### Data provided
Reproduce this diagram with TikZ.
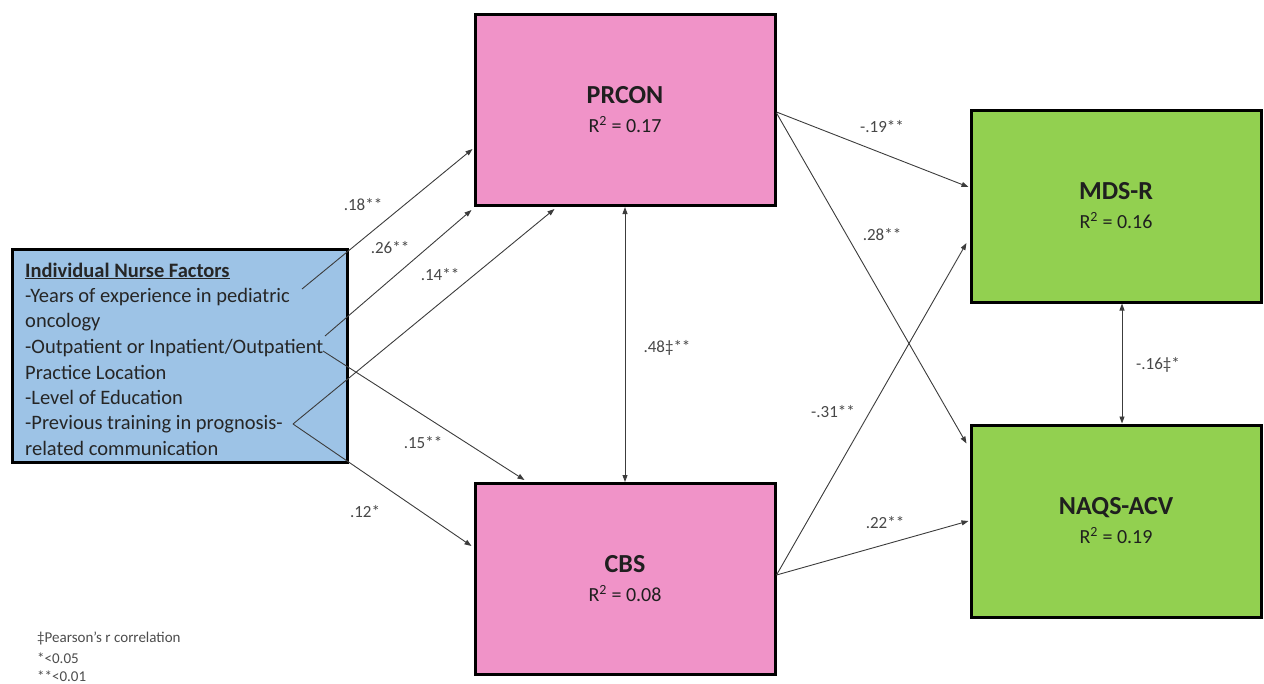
\documentclass[tikz,border=0pt]{standalone}
\usepackage{fontspec}
\setmainfont{Carlito}
\usetikzlibrary{arrows.meta}
\definecolor{pinkfill}{RGB}{240,147,200}
\definecolor{greenfill}{RGB}{146,208,80}
\definecolor{bluefill}{RGB}{157,195,230}
\definecolor{linegray}{RGB}{60,60,60}
\begin{document}
\begin{tikzpicture}[x=1pt,y=-1pt,
  box/.style={draw=black, line width=3pt, align=center, text=black!88, inner sep=0pt, font=\fontsize{20}{29}\selectfont},
  pinkbox/.style={box, fill=pinkfill, minimum width=300pt, minimum height=191pt},
  greenbox/.style={box, fill=greenfill, minimum width=290pt, minimum height=192pt},
  arr/.style={draw=linegray, line width=0.9pt, -{Triangle[length=7pt,width=5pt]}},
  darr/.style={draw=linegray, line width=0.9pt, {Triangle[length=7pt,width=5pt]}-{Triangle[length=7pt,width=5pt]}},
  lbl/.style={font=\fontsize{17}{20}\selectfont, text=black!72, inner sep=0pt},
  nfl/.style={anchor=base west, inner sep=0pt, font=\fontsize{20.5}{24}\selectfont, text=black!85},
  fn/.style={anchor=base west, inner sep=0pt, font=\fontsize{15}{18}\selectfont, text=black!70}
]
\useasboundingbox (0,0) rectangle (1264,683);

% boxes
\node[box, fill=bluefill, minimum width=335pt, minimum height=213pt] (nf) at (179.5,355.5) {};
\node[pinkbox] (prcon) at (625,110) {{\fontsize{26}{29}\selectfont\bfseries PRCON}\\R\textsuperscript{2} = 0.17};
\node[pinkbox] (cbs) at (625,579) {{\fontsize{26}{29}\selectfont\bfseries CBS}\\R\textsuperscript{2} = 0.08};
\node[greenbox] (mds) at (1116,206) {{\fontsize{26}{29}\selectfont\bfseries MDS-R}\\R\textsuperscript{2} = 0.16};
\node[greenbox] (naqs) at (1116,521) {{\fontsize{26}{29}\selectfont\bfseries NAQS-ACV}\\R\textsuperscript{2} = 0.19};

% left box text
\node[nfl] (t1) at (25,277) {\underline{\textbf{Individual Nurse Factors}}};
\node[nfl] (t2) at (25,302) {-Years of experience in pediatric};
\node[nfl] (t3) at (25,327) {oncology};
\node[nfl] (t4) at (25,353) {-Outpatient or Inpatient/Outpatient};
\node[nfl] (t5) at (25,379) {Practice Location};
\node[nfl] (t6) at (25,404) {-Level of Education};
\node[nfl] (t7) at (25,429) {-Previous training in prognosis-};
\node[nfl] (t8) at (25,455) {related communication};

% start points of connectors (ends of text lines)
\coordinate (sY) at (302,289);
\coordinate (sOa) at (325,336);
\coordinate (sOb) at (323,351);
\coordinate (sP) at (293,424);

% connectors from nurse factors
\draw[arr] (sY) -- ([xshift=-1pt,yshift=58pt]prcon.south west);
\draw[arr] (sOa) -- ([xshift=-2pt,yshift=-3pt]prcon.south west);
\draw[arr] (sP) -- ([xshift=81pt,yshift=-2pt]prcon.south west);
\draw[arr] (sOb) -- ([xshift=51pt,yshift=2pt]cbs.north west);
\draw[arr] (sP) -- ([xshift=-2pt,yshift=-64pt]cbs.north west);

% mediator to outcome connectors
\draw[arr] ([yshift=-2pt]prcon.east) -- ([xshift=-1pt,yshift=19pt]mds.west);
\draw[arr] ([yshift=-3pt]prcon.east) -- ([xshift=-3pt,yshift=-20pt]naqs.north west);
\draw[arr] ([yshift=4pt]cbs.east) -- ([xshift=-3pt,yshift=-37pt]mds.west);
\draw[arr] ([yshift=4pt]cbs.east) -- ([xshift=-1pt]naqs.west);

% correlations
\draw[darr] (prcon.south) -- (cbs.north);
\draw[darr] ([xshift=6pt]mds.south) -- ([xshift=6pt]naqs.north);

% labels
\node[lbl] (l18) at (363,205) {.18**};
\node[lbl] (l26) at (390,248) {.26**};
\node[lbl] (l14) at (440,275) {.14**};
\node[lbl] (l15) at (423,443) {.15**};
\node[lbl] (l12) at (365,512) {.12*};
\node[lbl] (l48) at (667,348) {.48‡**};
\node[lbl] (l19) at (882,127) {-.19**};
\node[lbl] (l28) at (882,235) {.28**};
\node[lbl] (l31) at (833,412) {-.31**};
\node[lbl] (l22) at (885,523) {.22**};
\node[lbl] (l16) at (1158,365) {-.16‡*};

% footnote
\node[fn] (f1) at (37,642) {‡Pearson’s r correlation};
\node[fn] (f2) at (37,663) {*<0.05};
\node[fn] (f3) at (37,681) {**<0.01};
\end{tikzpicture}
\end{document}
######
> Aim of the task:
Leave out the pictures, then repeat the listing above exactly from its first line to the line with "(naqs) at (1116,521)", inclusive.

> Answer to the exercise:
Reproduce this diagram with TikZ.
\documentclass[tikz,border=0pt]{standalone}
\usepackage{fontspec}
\setmainfont{Carlito}
\usetikzlibrary{arrows.meta}
\definecolor{pinkfill}{RGB}{240,147,200}
\definecolor{greenfill}{RGB}{146,208,80}
\definecolor{bluefill}{RGB}{157,195,230}
\definecolor{linegray}{RGB}{60,60,60}
\begin{document}
\begin{tikzpicture}[x=1pt,y=-1pt,
  box/.style={draw=black, line width=3pt, align=center, text=black!88, inner sep=0pt, font=\fontsize{20}{29}\selectfont},
  pinkbox/.style={box, fill=pinkfill, minimum width=300pt, minimum height=191pt},
  greenbox/.style={box, fill=greenfill, minimum width=290pt, minimum height=192pt},
  arr/.style={draw=linegray, line width=0.9pt, -{Triangle[length=7pt,width=5pt]}},
  darr/.style={draw=linegray, line width=0.9pt, {Triangle[length=7pt,width=5pt]}-{Triangle[length=7pt,width=5pt]}},
  lbl/.style={font=\fontsize{17}{20}\selectfont, text=black!72, inner sep=0pt},
  nfl/.style={anchor=base west, inner sep=0pt, font=\fontsize{20.5}{24}\selectfont, text=black!85},
  fn/.style={anchor=base west, inner sep=0pt, font=\fontsize{15}{18}\selectfont, text=black!70}
]
\useasboundingbox (0,0) rectangle (1264,683);

% boxes
\node[box, fill=bluefill, minimum width=335pt, minimum height=213pt] (nf) at (179.5,355.5) {};
\node[pinkbox] (prcon) at (625,110) {{\fontsize{26}{29}\selectfont\bfseries PRCON}\\R\textsuperscript{2} = 0.17};
\node[pinkbox] (cbs) at (625,579) {{\fontsize{26}{29}\selectfont\bfseries CBS}\\R\textsuperscript{2} = 0.08};
\node[greenbox] (mds) at (1116,206) {{\fontsize{26}{29}\selectfont\bfseries MDS-R}\\R\textsuperscript{2} = 0.16};
\node[greenbox] (naqs) at (1116,521) {{\fontsize{26}{29}\selectfont\bfseries NAQS-ACV}\\R\textsuperscript{2} = 0.19};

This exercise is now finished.